A media history of sound recording literature from phonautogram and phonograph to talking books, books-on-tape, audiobooks, podcasts, interactive audio, and beyond. From oral tradition we trace intertwined histories of sound media and literary arts through tinfoil and wax cylinders, radio, shellac and vinyl LPs, cassette tapes, CDs, digital audio files, streaming, and apps. The course addresses concepts such as remix, adaptation, affect, embodiment, interaction, and the avant garde. Examples may include Tennyson, Dickens, Shakespeare, Kipling, Conan Doyle, Joyce, Poe, Conrad, Christie, Thomas, McLuhan, Jumanji, Serial, This American Life, The Haunting of Hill House, Audiobök and more.
Includes listening and recording components.

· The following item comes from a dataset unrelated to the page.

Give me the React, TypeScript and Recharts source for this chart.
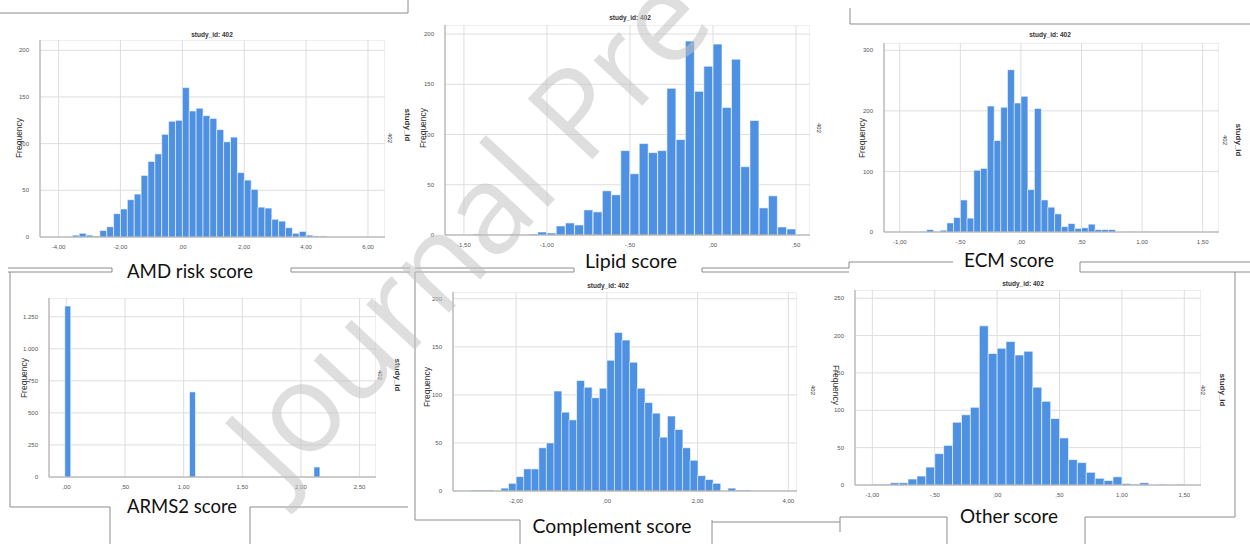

English 147 courses address studies in historical and contemporary media systems including orality, writing, print electronic media (telegraph, phone, radio, film, TV video, satellite communications), and digital media (the Internet, word-processing, etc.) in their relation to literary or cultural expression. Example topics include Enlightenment media, modern literature, graphic design, film and literature, and twentieth century media theory.
The course may be repeated for credit provided letter designations are different. Recent offerings include 147AB Audiobooks and Podcasts, 147GM Global Media, 147OM Ocean Media, and 147VN Visual Narrative.